■ **TASK INSTRUCTIONS**:
Write down each entry again, exactly as it reads.

■ **DATA SUPPLIED**:
-----

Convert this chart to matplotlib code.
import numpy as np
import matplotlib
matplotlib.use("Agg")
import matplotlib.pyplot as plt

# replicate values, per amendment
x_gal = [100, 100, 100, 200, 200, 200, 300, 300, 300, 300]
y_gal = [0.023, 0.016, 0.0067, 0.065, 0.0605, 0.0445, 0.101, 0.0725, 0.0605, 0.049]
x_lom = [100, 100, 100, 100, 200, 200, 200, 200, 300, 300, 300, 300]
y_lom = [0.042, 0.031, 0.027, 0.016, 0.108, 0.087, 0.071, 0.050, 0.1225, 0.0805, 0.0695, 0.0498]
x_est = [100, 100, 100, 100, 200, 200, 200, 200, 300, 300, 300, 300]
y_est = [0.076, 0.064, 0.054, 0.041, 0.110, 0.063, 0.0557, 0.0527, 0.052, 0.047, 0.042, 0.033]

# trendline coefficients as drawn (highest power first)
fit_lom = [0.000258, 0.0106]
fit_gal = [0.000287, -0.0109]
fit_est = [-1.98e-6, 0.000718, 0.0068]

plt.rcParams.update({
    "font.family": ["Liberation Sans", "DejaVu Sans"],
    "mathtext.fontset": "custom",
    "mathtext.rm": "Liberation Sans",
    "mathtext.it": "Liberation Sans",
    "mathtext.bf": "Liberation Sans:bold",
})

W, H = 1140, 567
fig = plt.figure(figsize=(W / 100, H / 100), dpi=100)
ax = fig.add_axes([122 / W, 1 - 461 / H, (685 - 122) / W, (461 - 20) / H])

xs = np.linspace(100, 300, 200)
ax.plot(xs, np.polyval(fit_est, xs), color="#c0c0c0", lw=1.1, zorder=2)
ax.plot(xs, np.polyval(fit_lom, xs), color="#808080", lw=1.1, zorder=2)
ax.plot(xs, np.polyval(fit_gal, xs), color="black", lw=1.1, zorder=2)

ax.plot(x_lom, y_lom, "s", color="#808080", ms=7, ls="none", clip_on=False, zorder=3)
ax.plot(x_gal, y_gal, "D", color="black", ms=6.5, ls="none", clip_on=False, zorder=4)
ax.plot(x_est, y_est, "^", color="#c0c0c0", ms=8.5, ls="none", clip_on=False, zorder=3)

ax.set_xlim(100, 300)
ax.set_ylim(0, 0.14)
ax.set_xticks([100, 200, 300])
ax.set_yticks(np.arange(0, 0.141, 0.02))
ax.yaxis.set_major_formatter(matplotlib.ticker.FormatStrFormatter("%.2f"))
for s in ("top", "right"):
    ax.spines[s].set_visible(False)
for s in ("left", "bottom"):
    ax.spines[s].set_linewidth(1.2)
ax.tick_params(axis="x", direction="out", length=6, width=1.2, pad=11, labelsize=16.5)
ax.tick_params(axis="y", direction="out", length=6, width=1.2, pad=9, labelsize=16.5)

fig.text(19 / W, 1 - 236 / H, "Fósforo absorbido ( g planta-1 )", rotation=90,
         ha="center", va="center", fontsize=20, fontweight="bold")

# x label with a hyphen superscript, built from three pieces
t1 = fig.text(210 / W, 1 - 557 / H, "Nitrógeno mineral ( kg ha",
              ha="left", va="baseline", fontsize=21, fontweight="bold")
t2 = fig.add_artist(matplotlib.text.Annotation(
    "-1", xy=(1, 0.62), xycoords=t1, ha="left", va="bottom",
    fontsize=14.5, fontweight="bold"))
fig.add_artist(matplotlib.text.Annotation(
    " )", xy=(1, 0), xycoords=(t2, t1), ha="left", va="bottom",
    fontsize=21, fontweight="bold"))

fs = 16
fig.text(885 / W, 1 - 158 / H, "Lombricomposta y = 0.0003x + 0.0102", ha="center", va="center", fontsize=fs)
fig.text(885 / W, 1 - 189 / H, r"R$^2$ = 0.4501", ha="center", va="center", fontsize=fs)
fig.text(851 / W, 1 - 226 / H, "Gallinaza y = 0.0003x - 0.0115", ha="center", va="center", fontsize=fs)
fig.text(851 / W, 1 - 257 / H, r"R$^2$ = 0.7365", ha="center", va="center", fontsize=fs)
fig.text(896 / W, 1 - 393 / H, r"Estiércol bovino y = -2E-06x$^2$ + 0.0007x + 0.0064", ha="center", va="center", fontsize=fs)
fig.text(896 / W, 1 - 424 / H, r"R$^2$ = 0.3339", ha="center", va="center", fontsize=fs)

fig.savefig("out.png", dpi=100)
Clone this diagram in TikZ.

-----

■ **PROBLEM SOLUTION**:
Convert this chart to matplotlib code.
import numpy as np
import matplotlib
matplotlib.use("Agg")
import matplotlib.pyplot as plt

# replicate values, per amendment
x_gal = [100, 100, 100, 200, 200, 200, 300, 300, 300, 300]
y_gal = [0.023, 0.016, 0.0067, 0.065, 0.0605, 0.0445, 0.101, 0.0725, 0.0605, 0.049]
x_lom = [100, 100, 100, 100, 200, 200, 200, 200, 300, 300, 300, 300]
y_lom = [0.042, 0.031, 0.027, 0.016, 0.108, 0.087, 0.071, 0.050, 0.1225, 0.0805, 0.0695, 0.0498]
x_est = [100, 100, 100, 100, 200, 200, 200, 200, 300, 300, 300, 300]
y_est = [0.076, 0.064, 0.054, 0.041, 0.110, 0.063, 0.0557, 0.0527, 0.052, 0.047, 0.042, 0.033]

# trendline coefficients as drawn (highest power first)
fit_lom = [0.000258, 0.0106]
fit_gal = [0.000287, -0.0109]
fit_est = [-1.98e-6, 0.000718, 0.0068]

plt.rcParams.update({
    "font.family": ["Liberation Sans", "DejaVu Sans"],
    "mathtext.fontset": "custom",
    "mathtext.rm": "Liberation Sans",
    "mathtext.it": "Liberation Sans",
    "mathtext.bf": "Liberation Sans:bold",
})

W, H = 1140, 567
fig = plt.figure(figsize=(W / 100, H / 100), dpi=100)
ax = fig.add_axes([122 / W, 1 - 461 / H, (685 - 122) / W, (461 - 20) / H])

xs = np.linspace(100, 300, 200)
ax.plot(xs, np.polyval(fit_est, xs), color="#c0c0c0", lw=1.1, zorder=2)
ax.plot(xs, np.polyval(fit_lom, xs), color="#808080", lw=1.1, zorder=2)
ax.plot(xs, np.polyval(fit_gal, xs), color="black", lw=1.1, zorder=2)

ax.plot(x_lom, y_lom, "s", color="#808080", ms=7, ls="none", clip_on=False, zorder=3)
ax.plot(x_gal, y_gal, "D", color="black", ms=6.5, ls="none", clip_on=False, zorder=4)
ax.plot(x_est, y_est, "^", color="#c0c0c0", ms=8.5, ls="none", clip_on=False, zorder=3)

ax.set_xlim(100, 300)
ax.set_ylim(0, 0.14)
ax.set_xticks([100, 200, 300])
ax.set_yticks(np.arange(0, 0.141, 0.02))
ax.yaxis.set_major_formatter(matplotlib.ticker.FormatStrFormatter("%.2f"))
for s in ("top", "right"):
    ax.spines[s].set_visible(False)
for s in ("left", "bottom"):
    ax.spines[s].set_linewidth(1.2)
ax.tick_params(axis="x", direction="out", length=6, width=1.2, pad=11, labelsize=16.5)
ax.tick_params(axis="y", direction="out", length=6, width=1.2, pad=9, labelsize=16.5)

fig.text(19 / W, 1 - 236 / H, "Fósforo absorbido ( g planta-1 )", rotation=90,
         ha="center", va="center", fontsize=20, fontweight="bold")

# x label with a hyphen superscript, built from three pieces
t1 = fig.text(210 / W, 1 - 557 / H, "Nitrógeno mineral ( kg ha",
              ha="left", va="baseline", fontsize=21, fontweight="bold")
t2 = fig.add_artist(matplotlib.text.Annotation(
    "-1", xy=(1, 0.62), xycoords=t1, ha="left", va="bottom",
    fontsize=14.5, fontweight="bold"))
fig.add_artist(matplotlib.text.Annotation(
    " )", xy=(1, 0), xycoords=(t2, t1), ha="left", va="bottom",
    fontsize=21, fontweight="bold"))

fs = 16
fig.text(885 / W, 1 - 158 / H, "Lombricomposta y = 0.0003x + 0.0102", ha="center", va="center", fontsize=fs)
fig.text(885 / W, 1 - 189 / H, r"R$^2$ = 0.4501", ha="center", va="center", fontsize=fs)
fig.text(851 / W, 1 - 226 / H, "Gallinaza y = 0.0003x - 0.0115", ha="center", va="center", fontsize=fs)
fig.text(851 / W, 1 - 257 / H, r"R$^2$ = 0.7365", ha="center", va="center", fontsize=fs)
fig.text(896 / W, 1 - 393 / H, r"Estiércol bovino y = -2E-06x$^2$ + 0.0007x + 0.0064", ha="center", va="center", fontsize=fs)
fig.text(896 / W, 1 - 424 / H, r"R$^2$ = 0.3339", ha="center", va="center", fontsize=fs)

fig.savefig("out.png", dpi=100)
Clone this diagram in TikZ.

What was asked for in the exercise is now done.